Quote Originally Posted by M.L. View Post
it seems that it would be extraordinarily difficult, if not impossible, to build a body of doctrine which would be impossible to misuse. It is hard to think of a concept which hasn't been misinterpreted, misrepresented, misused, or even abused at one time or another.
I propose that misuse of doctrine is not quite as significant a problem as abuse of it. Instantiating the apparent truth of the Bentham quotation in M.L.'s signature block, I propose two ways that doctrine is abused:

1. Unthinking application of doctrinal "school solutions" to solve operational problems I do not mean problems at the operational level of war.
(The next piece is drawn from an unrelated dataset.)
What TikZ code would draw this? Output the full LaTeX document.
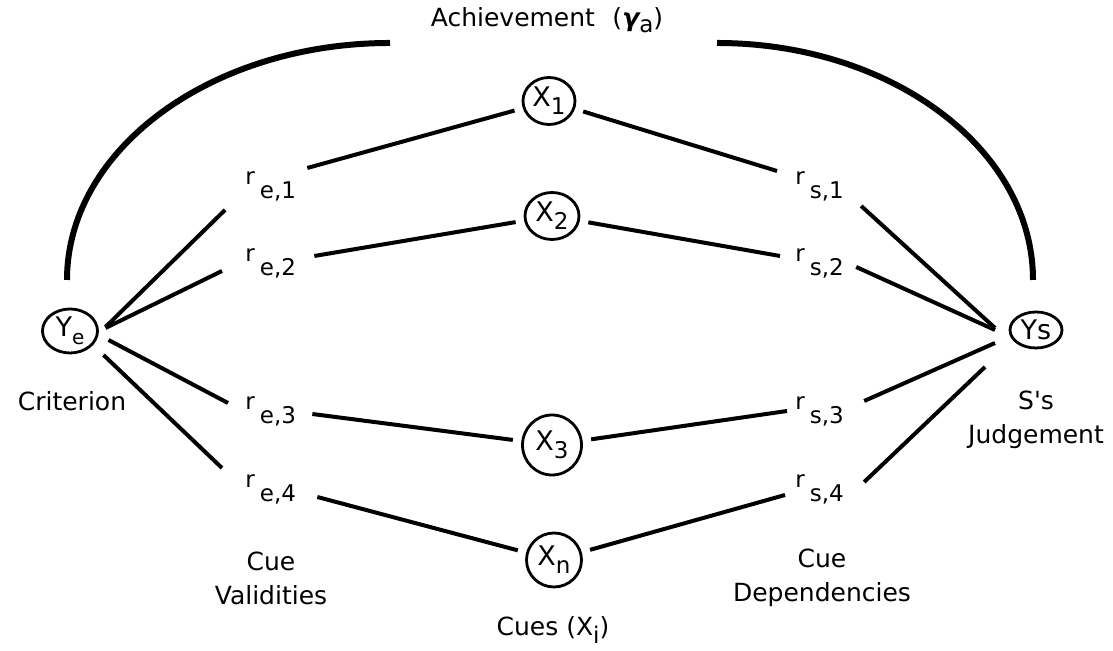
\documentclass[tikz,border=0pt]{standalone}
\usepackage{fontspec}
\setmainfont{DejaVu Sans}
\usetikzlibrary{shapes.geometric}

% r with a lowered index that does not change the height of the node
\newcommand{\rsub}[2]{r\hspace{2.5pt}\smash{\raisebox{-7pt}{#1,#2}}}
\newcommand{\lowidx}[2][4pt]{\raisebox{-#1}{\fontsize{11.5}{14}\selectfont #2}}

\begin{document}
\begin{tikzpicture}[x=0.5pt, y=0.5pt, font=\fontsize{12.5}{17}\selectfont,
	var/.style={ellipse, draw, line width=1.4pt, inner sep=0pt, outer sep=5pt, font=\fontsize{13.5}{16}\selectfont},
	rlab/.style={anchor=west, inner sep=0pt, font=\fontsize{11.5}{14}\selectfont},
	link/.style={line width=2pt},
	arcline/.style={line width=3pt}]
		\useasboundingbox (0, 0) rectangle (1113, 651);
		% criterion, judgement and the cues
		\node[var, minimum width=27.5pt, minimum height=22pt, outer sep=0pt] (Ye) at (70, 320) {Y\lowidx{\fontsize{10}{12}\selectfont e}};
		\node[var, minimum width=26pt, minimum height=18pt, outer sep=0pt] (Ys) at (1036, 321) {Ys};
		\node[var, minimum width=26pt, minimum height=23.5pt] (X1) at (549, 550) {X\lowidx{1}};
		\node[var, minimum width=27pt, minimum height=23.5pt] (X2) at (552, 435) {X\lowidx{2}};
		\node[var, minimum width=29.5pt, minimum height=30pt] (X3) at (552, 206) {X\lowidx{3}};
		\node[var, minimum width=27.5pt, minimum height=27pt] (Xn) at (554, 91) {X\lowidx{n}};
		% correlations
		\foreach \i/\y in {1/473, 2/396, 3/248, 4/170} {
			\node[rlab] (re\i) at (245, \y) {\rsub{e}{\i}};
			\node[rlab] (rs\i) at (795, \y) {\rsub{s}{\i}};
		}
		% texts
		\node (ach) at (547, 631) {Achievement\hspace{0.7em}({\bfseries\itshape γ}\lowidx[3pt]{a})};
		\node (crit) at (72, 250) {Criterion};
		\node[align=center] (judg) at (1036, 231) {S\textquotesingle s\\Judgement};
		\node[align=center] (val) at (271, 73) {Cue\\Validities};
		\node[align=center] (dep) at (822, 73) {Cue\\Dependencies};
		\node (cues) at (553, 21) {Cues (X\lowidx{i})};
		% achievement arcs
		\draw[arcline] ([shift={(-3, 29)}]Ye.north) arc[start angle=180, end angle=90, x radius=161.5pt, y radius=118.5pt];
		\draw[arcline] ([shift={(-3, 32)}]Ys.north) arc[start angle=0, end angle=90, x radius=158pt, y radius=118.5pt];
		% criterion to cues
		\foreach \i/\sx/\sy/\ex/\ey in {1/8/4/-20/-32, 2/8/3/-23/-16, 3/11/-9/-17/0, 4/6/-24/-23/13}
			\draw[link] ([shift={(\sx, \sy)}]Ye.east) -- ([shift={(\ex, \ey)}]re\i.west);
		\foreach \i/\cue/\sx/\sy in {1/X1/11/10, 2/X2/18/-1, 3/X3/16/-11, 4/Xn/21/-16}
			\draw[link] ([shift={(\sx, \sy)}]re\i.east) -- (\cue);
		% cues to judgement
		\foreach \i/\cue/\ex/\ey in {1/X1/-18/7, 2/X2/-15/-1, 3/X3/-8/-8, 4/Xn/-10/-14}
			\draw[link] (\cue) -- ([shift={(\ex, \ey)}]rs\i.west);
		\foreach \i/\sx/\sy/\ex/\ey in {1/17/-28/-15/2, 2/12/-12/-15/0, 3/20/2/-15/-13, 4/20/-1/-25/-37}
			\draw[link] ([shift={(\sx, \sy)}]rs\i.east) -- ([shift={(\ex, \ey)}]Ys.west);
	\end{tikzpicture}
\end{document}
I do mean problems we encounter while trying to conduct any operation(the second definition for operation found in my earlier post of J Pub 1-02 definitions). Doctrine is a guide to help one formulate a solution for problems, not a canned set of solutions.

2. Trying to be too fine-grained when defining doctrinal terminology. In Chapter 3 of the Nichomachean Ethics, Aristotle cautions the reader as follows:
Quote Originally Posted by Aristotle
We must not expect more precision than the subject-matter admits. . . . Our discussion will be adequate if it has as much clearness as the subject-matter admits of, for precision is not to be sought for alike in all discussions, any more than in all the products of the crafts. . . . We must be content, then, in speaking of such subjects and with such premisses to indicate the truth roughly and in outline, and in speaking about things which are only for the most part true and with premisses of the same kind to reach conclusions that are no better. In the same spirit, therefore, should each type of statement be received; for it is the mark of an educated man to look for precision in each class of things just so far as the nature of the subject admits; it is evidently equally foolish to accept probable reasoning from a mathematician and to demand from a rhetorician scientific proofs.
Expecting doctrine to provide an all-inclusive list of necessary and sufficient conditions for the correct application of any given term is actually a variation on the first instance of abuse, one which I would describe as solving problems by definition. This often works just fine in mathematics and theoretical physics, but not so well when we are contemplating the actions of those finitely rational creatures with feet of clay that we call human beings.